Data segment:
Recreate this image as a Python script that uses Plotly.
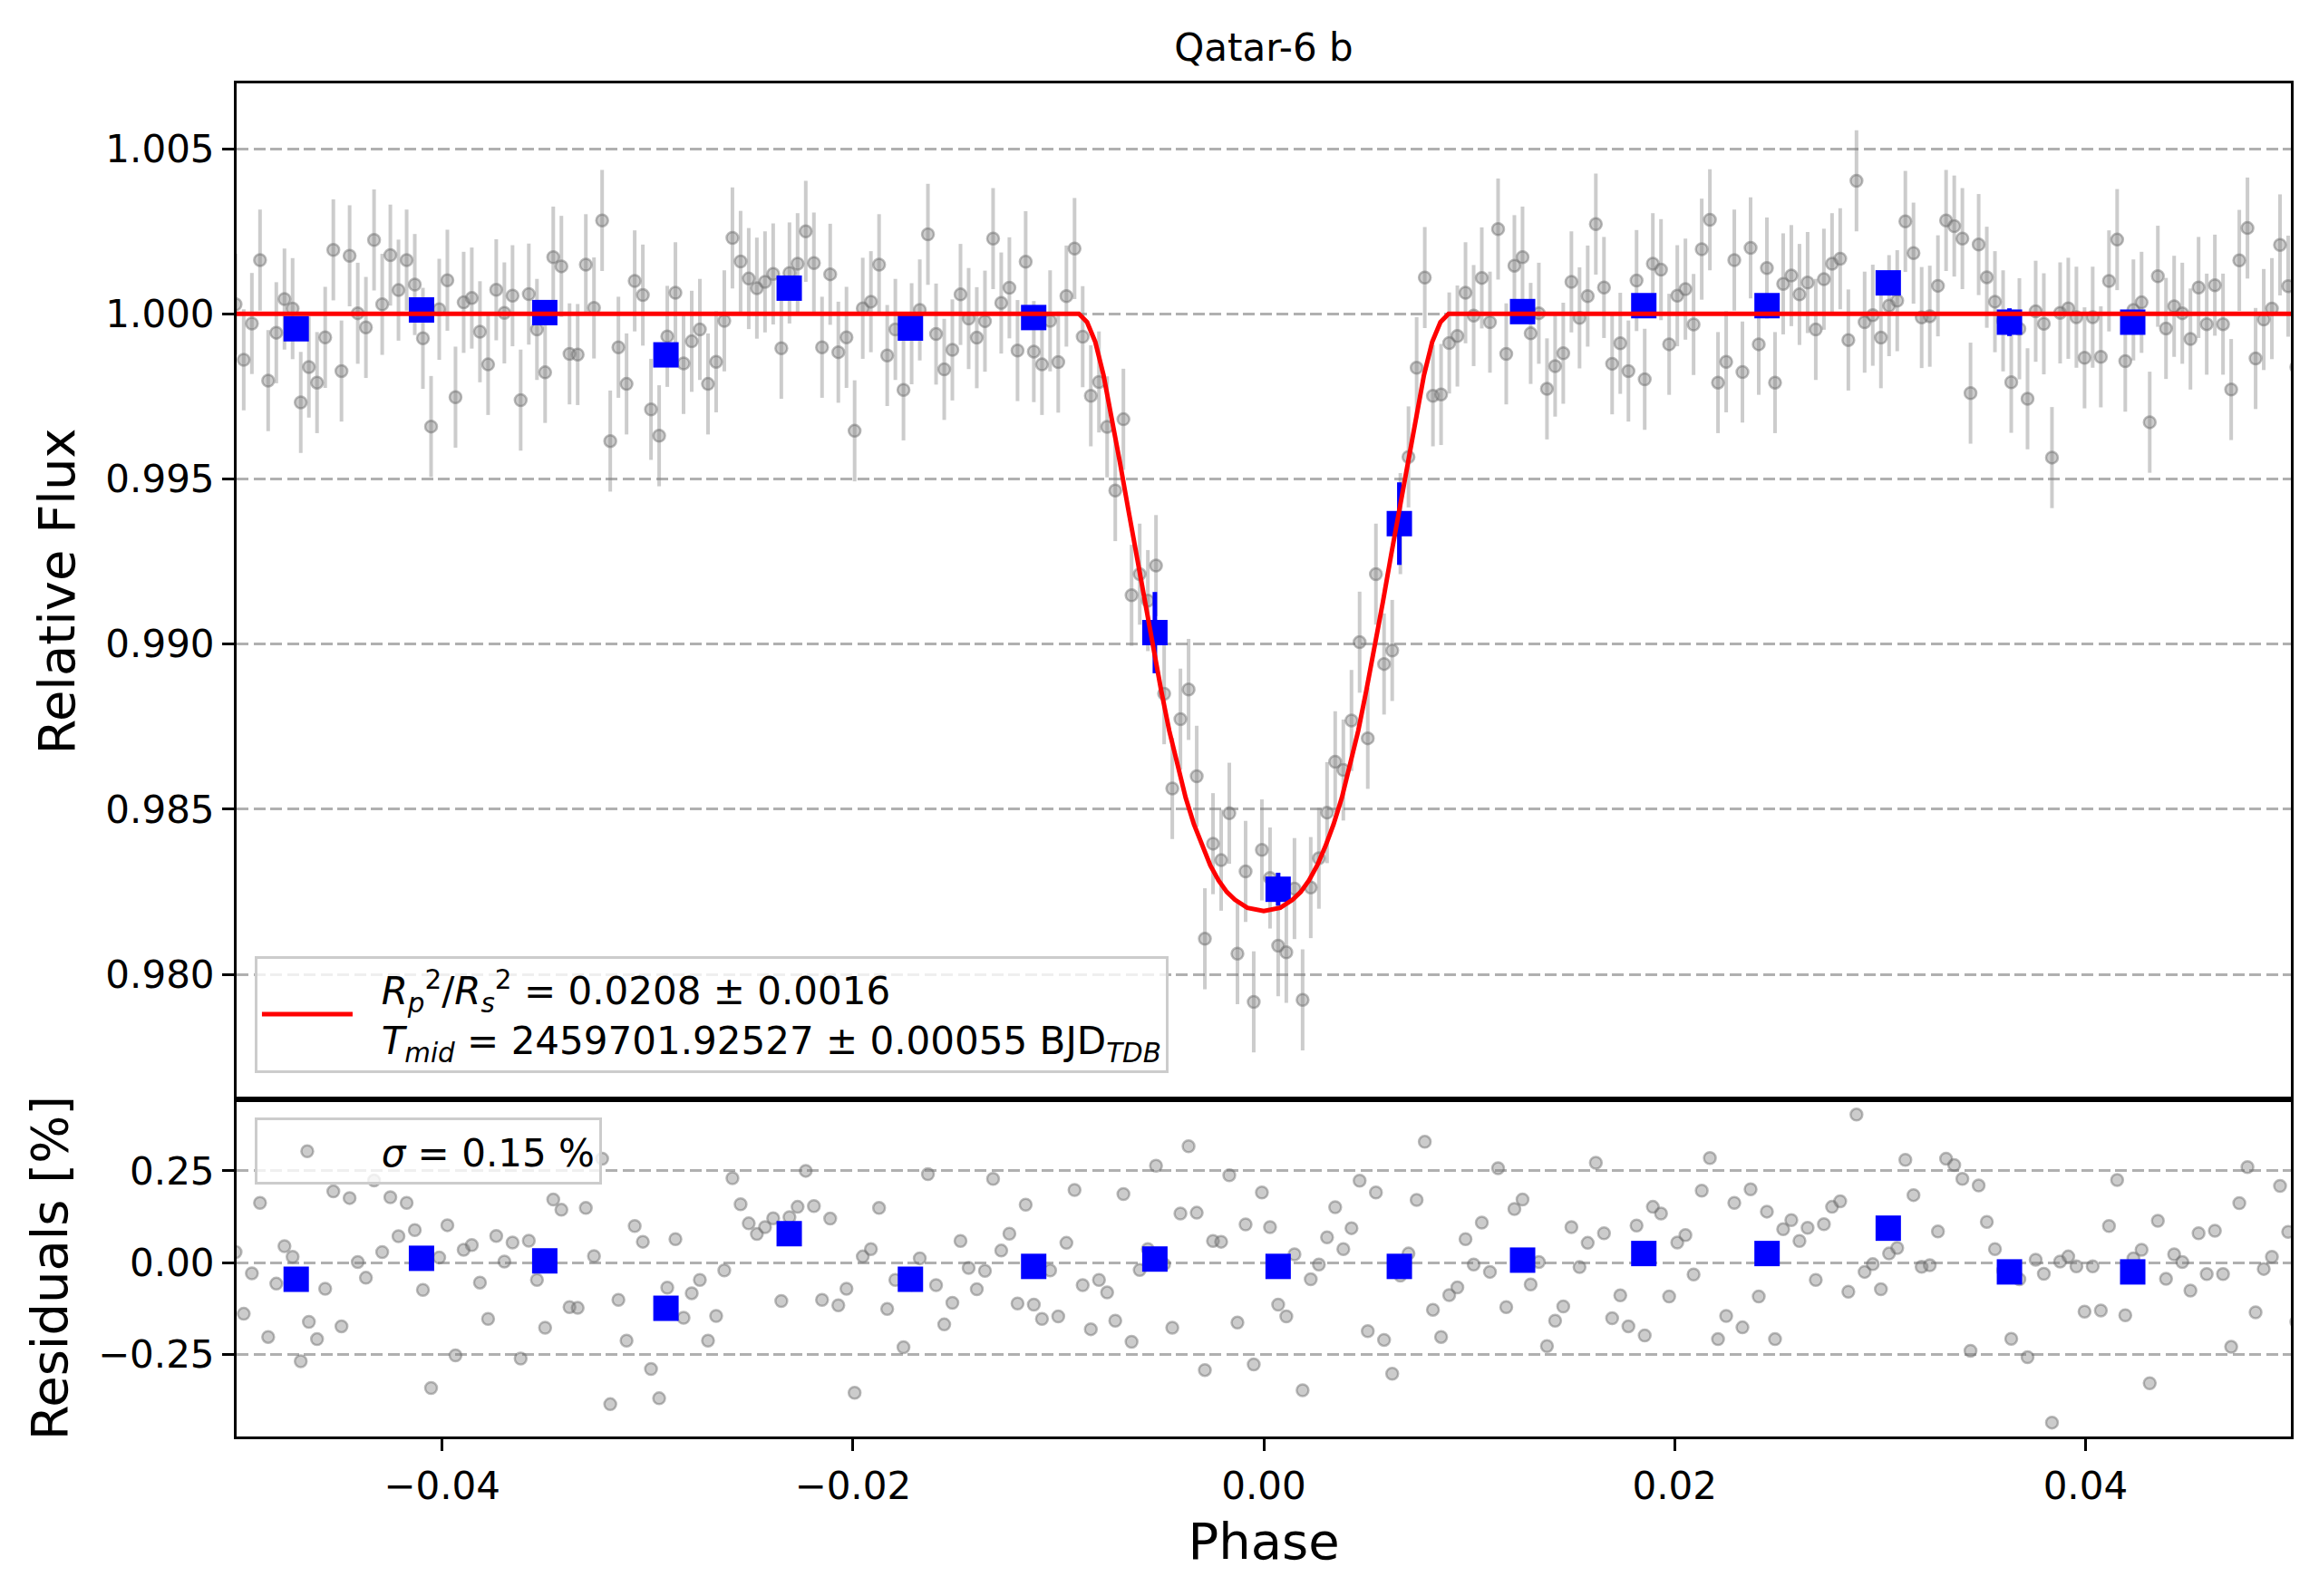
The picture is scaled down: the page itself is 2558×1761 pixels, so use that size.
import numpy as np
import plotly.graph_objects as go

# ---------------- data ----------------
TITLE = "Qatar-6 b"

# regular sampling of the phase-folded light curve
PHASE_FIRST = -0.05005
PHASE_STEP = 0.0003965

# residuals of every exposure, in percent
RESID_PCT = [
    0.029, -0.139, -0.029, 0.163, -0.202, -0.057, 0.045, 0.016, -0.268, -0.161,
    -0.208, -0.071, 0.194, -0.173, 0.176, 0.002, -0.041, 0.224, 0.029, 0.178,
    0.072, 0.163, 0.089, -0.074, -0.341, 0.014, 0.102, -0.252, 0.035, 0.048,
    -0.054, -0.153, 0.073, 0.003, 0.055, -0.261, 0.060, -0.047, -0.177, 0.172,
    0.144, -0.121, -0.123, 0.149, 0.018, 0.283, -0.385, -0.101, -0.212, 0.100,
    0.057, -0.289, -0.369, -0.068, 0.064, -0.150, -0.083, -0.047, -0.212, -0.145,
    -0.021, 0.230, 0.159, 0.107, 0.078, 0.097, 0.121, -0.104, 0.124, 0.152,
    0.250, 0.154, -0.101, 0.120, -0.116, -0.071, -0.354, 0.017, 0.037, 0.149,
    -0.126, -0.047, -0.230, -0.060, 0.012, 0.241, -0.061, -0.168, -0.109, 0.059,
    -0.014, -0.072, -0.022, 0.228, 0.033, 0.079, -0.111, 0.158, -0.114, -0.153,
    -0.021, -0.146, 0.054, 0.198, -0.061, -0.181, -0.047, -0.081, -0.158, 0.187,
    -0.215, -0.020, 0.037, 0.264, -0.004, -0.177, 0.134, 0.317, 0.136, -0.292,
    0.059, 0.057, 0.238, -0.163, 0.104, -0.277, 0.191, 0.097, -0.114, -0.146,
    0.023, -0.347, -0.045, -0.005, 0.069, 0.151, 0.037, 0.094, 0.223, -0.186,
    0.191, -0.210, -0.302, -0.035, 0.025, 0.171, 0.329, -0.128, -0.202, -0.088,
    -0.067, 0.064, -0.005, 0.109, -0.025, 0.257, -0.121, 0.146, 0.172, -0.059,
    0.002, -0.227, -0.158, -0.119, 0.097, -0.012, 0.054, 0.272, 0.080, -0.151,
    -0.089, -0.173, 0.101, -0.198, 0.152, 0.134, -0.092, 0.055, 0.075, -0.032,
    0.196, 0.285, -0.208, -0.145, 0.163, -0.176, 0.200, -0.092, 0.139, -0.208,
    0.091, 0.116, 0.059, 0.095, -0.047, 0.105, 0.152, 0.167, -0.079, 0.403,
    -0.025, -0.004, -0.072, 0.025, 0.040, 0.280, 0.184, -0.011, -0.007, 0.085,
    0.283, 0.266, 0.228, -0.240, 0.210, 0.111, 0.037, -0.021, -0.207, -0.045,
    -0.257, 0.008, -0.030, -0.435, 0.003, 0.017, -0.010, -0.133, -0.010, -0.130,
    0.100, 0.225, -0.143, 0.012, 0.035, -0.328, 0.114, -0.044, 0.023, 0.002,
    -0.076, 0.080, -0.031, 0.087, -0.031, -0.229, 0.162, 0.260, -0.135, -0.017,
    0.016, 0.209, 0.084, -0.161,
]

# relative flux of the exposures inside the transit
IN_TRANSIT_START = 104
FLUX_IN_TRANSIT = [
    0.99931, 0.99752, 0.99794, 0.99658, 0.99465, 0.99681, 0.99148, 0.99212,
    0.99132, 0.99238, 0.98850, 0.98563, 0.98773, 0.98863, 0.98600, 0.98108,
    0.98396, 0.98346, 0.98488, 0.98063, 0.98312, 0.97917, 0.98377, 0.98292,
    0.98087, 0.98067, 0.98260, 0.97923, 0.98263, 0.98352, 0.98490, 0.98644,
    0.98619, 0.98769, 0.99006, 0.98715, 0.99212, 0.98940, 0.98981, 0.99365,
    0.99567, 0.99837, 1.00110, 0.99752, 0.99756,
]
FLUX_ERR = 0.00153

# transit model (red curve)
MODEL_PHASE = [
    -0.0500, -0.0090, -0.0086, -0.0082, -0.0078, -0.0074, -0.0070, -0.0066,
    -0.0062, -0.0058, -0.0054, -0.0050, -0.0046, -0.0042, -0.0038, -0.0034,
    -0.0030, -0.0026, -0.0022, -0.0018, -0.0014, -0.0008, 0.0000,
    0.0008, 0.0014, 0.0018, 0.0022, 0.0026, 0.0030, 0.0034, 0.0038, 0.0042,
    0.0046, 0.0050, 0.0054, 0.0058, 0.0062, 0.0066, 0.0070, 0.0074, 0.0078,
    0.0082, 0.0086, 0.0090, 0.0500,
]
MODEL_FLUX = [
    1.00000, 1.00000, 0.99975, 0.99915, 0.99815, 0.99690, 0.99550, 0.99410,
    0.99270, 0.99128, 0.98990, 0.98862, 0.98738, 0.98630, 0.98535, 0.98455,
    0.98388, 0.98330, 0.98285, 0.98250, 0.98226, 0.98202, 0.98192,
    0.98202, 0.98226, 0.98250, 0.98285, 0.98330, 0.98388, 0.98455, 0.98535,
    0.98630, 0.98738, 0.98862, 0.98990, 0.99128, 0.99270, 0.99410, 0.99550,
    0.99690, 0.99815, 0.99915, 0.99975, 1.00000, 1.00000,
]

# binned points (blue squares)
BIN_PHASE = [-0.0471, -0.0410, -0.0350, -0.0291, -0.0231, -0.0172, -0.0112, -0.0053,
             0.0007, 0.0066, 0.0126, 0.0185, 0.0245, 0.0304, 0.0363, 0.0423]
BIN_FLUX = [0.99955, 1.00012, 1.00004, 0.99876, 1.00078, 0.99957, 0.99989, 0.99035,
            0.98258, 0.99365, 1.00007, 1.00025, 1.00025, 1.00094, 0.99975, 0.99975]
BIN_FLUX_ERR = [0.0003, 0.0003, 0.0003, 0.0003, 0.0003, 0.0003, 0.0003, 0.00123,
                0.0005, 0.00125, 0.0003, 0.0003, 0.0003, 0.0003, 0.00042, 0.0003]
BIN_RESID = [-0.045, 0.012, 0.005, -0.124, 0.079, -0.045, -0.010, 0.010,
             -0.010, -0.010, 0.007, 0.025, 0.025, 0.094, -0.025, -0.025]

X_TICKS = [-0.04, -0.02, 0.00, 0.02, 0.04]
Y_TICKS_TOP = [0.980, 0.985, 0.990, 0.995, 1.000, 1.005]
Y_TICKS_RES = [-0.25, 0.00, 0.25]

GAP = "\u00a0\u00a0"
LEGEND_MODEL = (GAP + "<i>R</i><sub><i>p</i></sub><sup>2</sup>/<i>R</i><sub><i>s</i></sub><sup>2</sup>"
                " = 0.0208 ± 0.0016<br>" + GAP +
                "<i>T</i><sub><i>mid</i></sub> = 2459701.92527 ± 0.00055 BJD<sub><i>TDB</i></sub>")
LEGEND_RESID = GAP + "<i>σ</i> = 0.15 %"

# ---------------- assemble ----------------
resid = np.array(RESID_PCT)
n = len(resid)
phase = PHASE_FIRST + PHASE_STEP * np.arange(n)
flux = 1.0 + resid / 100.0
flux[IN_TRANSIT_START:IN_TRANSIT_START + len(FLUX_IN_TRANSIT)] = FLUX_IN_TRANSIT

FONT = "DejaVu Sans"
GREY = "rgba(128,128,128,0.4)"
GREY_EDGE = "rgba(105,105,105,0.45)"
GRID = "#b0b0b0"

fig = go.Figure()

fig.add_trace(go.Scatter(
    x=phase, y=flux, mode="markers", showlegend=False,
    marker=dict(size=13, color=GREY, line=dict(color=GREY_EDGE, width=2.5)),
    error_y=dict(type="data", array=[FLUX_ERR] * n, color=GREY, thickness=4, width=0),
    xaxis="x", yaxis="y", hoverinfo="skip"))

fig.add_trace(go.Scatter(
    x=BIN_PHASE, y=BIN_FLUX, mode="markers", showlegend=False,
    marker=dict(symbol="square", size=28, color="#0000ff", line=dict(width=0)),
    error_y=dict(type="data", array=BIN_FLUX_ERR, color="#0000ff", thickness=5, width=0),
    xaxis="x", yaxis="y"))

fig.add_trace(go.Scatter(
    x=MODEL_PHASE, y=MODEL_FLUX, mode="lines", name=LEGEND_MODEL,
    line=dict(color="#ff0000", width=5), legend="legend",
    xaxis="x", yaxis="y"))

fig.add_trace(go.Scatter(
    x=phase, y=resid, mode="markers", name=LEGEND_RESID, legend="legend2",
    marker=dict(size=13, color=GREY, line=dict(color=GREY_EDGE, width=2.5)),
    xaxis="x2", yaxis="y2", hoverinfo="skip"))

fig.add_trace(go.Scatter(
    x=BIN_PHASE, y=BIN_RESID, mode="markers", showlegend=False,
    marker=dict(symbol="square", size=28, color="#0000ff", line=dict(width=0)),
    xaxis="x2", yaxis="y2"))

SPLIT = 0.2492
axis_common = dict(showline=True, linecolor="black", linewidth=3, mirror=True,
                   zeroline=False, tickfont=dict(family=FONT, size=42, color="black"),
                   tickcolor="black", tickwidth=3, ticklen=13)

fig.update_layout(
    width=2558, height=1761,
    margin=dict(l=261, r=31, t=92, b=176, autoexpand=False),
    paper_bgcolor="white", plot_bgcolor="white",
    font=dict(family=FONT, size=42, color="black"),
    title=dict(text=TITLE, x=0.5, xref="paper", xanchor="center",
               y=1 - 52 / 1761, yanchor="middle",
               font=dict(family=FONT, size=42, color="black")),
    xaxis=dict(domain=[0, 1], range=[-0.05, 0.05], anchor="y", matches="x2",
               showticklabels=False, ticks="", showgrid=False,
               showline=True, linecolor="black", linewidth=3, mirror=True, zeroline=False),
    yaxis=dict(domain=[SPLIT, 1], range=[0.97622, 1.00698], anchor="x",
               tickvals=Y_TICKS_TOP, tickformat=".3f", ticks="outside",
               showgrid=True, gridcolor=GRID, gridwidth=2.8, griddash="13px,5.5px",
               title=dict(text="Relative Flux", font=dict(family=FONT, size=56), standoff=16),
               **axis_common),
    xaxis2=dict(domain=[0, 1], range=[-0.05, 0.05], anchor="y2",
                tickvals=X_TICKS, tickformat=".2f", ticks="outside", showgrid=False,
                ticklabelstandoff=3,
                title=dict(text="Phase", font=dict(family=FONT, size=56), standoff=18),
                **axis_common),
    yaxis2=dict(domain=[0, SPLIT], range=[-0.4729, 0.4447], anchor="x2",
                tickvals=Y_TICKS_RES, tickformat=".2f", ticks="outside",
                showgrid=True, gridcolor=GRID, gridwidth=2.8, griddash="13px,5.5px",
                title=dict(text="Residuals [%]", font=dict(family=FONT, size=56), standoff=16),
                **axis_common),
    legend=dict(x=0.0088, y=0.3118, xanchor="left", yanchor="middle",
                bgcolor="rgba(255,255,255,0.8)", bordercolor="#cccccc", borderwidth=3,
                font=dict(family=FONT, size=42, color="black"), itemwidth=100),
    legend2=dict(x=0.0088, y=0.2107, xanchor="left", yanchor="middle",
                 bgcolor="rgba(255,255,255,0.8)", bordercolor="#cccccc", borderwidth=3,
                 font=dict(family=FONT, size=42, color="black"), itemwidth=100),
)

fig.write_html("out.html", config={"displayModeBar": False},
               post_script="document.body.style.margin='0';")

Task prompt: Starting with the line that contains "The picture is", repeat each line exactly, and stop once the line that contains "PHASE_STEP = 0.0003965" has been repeated.

Task solution:
The picture is scaled down: the page itself is 2558×1761 pixels, so use that size.
import numpy as np
import plotly.graph_objects as go

# ---------------- data ----------------
TITLE = "Qatar-6 b"

# regular sampling of the phase-folded light curve
PHASE_FIRST = -0.05005
PHASE_STEP = 0.0003965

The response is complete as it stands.